ArXiv

Consistency Regularised Gradient Flows for Inverse Problems

Authors
Alessio Spagnoletti, Tim Y. J. Wang, Marcelo Pereyra...
Categories
stat.ML, cs.CV, cs.LG
arXiv
https://arxiv.org/abs/2605.07907v1
PDF
https://arxiv.org/pdf/2605.07907v1

Brief

The paper tackles inverse imaging with Vision–Language Latent Diffusion Models by introducing a unified Euclidean–Wasserstein-2 gradient-flow that jointly samples the posterior and optimizes prompts in latent space. By pairing this flow with few-step latent text-to-image models, the method achieves low-NFE inference and avoids backprop through autoencoders, yielding state-of-the-art results on canonical inverse problems with much lower compute; summary based on the abstract only.

Why it matters

Proposes a Euclidean–Wasserstein-2 gradient-flow framework that jointly performs posterior sampling and prompt optimization in the latent space, aligning the generative prior and posterior with observed data.

Key details

  • Combines the single flow with few-step latent text-to-image models to enable low-NFE inference without backpropagation through autoencoders, addressing the high-NFE and heavy backprop costs of prior LDM-based solvers (e.g., Rombach et al., 2022).
  • Authors Alessio Spagnoletti, Tim Y. J. Wang, Marcelo Pereyra, and O. Deniz Akyildiz (arXiv:2605.07907v1, 2026-05-08) report state-of-the-art reconstructions on several canonical imaging inverse problems with significantly reduced computational cost.
Source evidence

Abstract

Vision-Language Latent Diffusion Models (LDMs) (Rombach et al., 2022) provide powerful generative priors for inverse problems. However, existing LDM-based inverse solvers typically require a large number of neural function evaluations (NFEs) and backpropagation through large pretrained components, leading to substantial computational costs and, in some cases, degraded reconstruction quality.

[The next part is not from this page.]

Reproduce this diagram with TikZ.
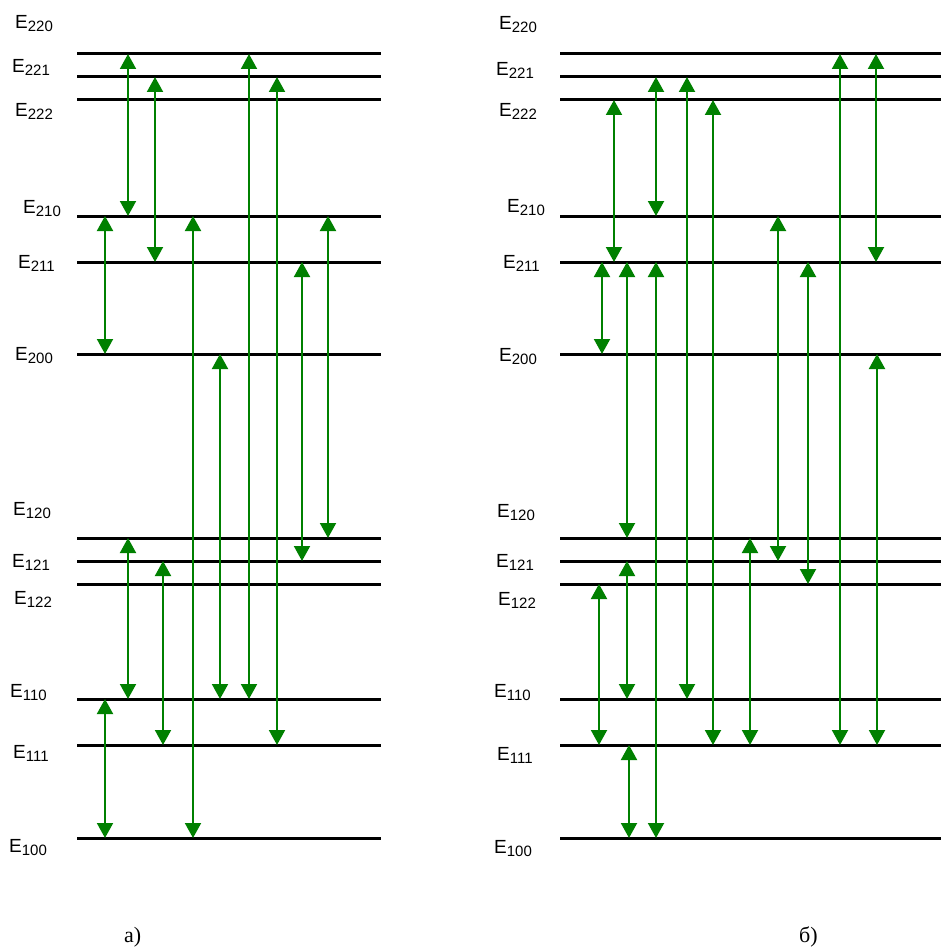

We propose a unified Euclidean-Wasserstein-2 gradient-flow framework that jointly performs posterior sampling and prompt optimization in the latent space through a single flow that aligns the prior and posterior with the observed data. Combined with few-step latent text-to-image models, this formulation enables low-NFE inference without backpropagation through autoencoders. Experiments across several canonical imaging inverse problems show that our method achieves state-of-the-art performance with significantly reduced computational cost.